Broadening the Bounty
Americans can be heartened by the fact that 7 of 10 of their fellow citizens have stepped in to provide much-needed aid, comfort, support, and an astonishing amount of monetary assistance to the victims of the Sept. 11 tragedy.
Some $934 million has been collected so far by about 140 charities, notably the Red Cross, Salvation Army, and United Way. Behind the money lies a lively spirit of public service, seen in the flood of volunteers who rushed to New York and Washington to help, and in an array of inspiring heroic acts.
And the fundraising events and efforts related to the World Trade Center and Pentagon attacks continue. But relief efforts have been such a mishmash that the state attorney general for New York had to step in to help provide coordination.

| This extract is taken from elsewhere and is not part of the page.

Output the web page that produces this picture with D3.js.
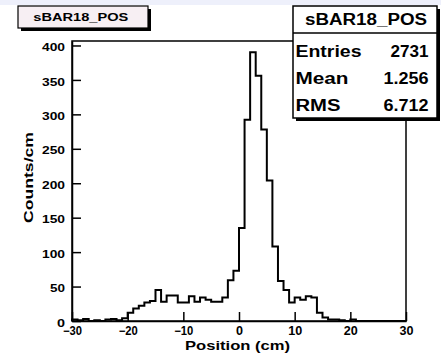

Some charity officials say donations and gifts already have more than met immediate needs, and greater efforts now can focus on a proper distribution of such a large amount of money. Now questions such as "How much is enough?" and "When should the outpouring end?" are rightly being asked.
Already, other venerable charities and nonprofits are worried about big drops in giving during the traditionally busy fall fundraising period. A weaker economy also has played to their concern. They can take heart in this statistic: According to the American Association Fundraising Council, financial charity in the US has increased every year but one (1987) for the past 40 years, including times of war, recession, and other crises.
Now, civic-minded individuals and grantmakers can incorporate giving what they can, over time, to help shore up vital educational, cultural, health, and other civic organizations. Maintaining a steady flow of income to these charities, agencies, and nonprofits has been an ongoing problem.
And while many charities are expected to review end-of-year donations before making changes in strategy, they must also seriously consider a tendency to connect their own needs for money and volunteers with the terror attacks, lest they be perceived as wrongly opportunistic. Some wisely postponed solicitations, or changed their messages to reflect a sensitivity to the attacks.
Meanwhile, Americans can again exercise their vibrant charitableness broadly, continuing to match their generosity to meet specific needs.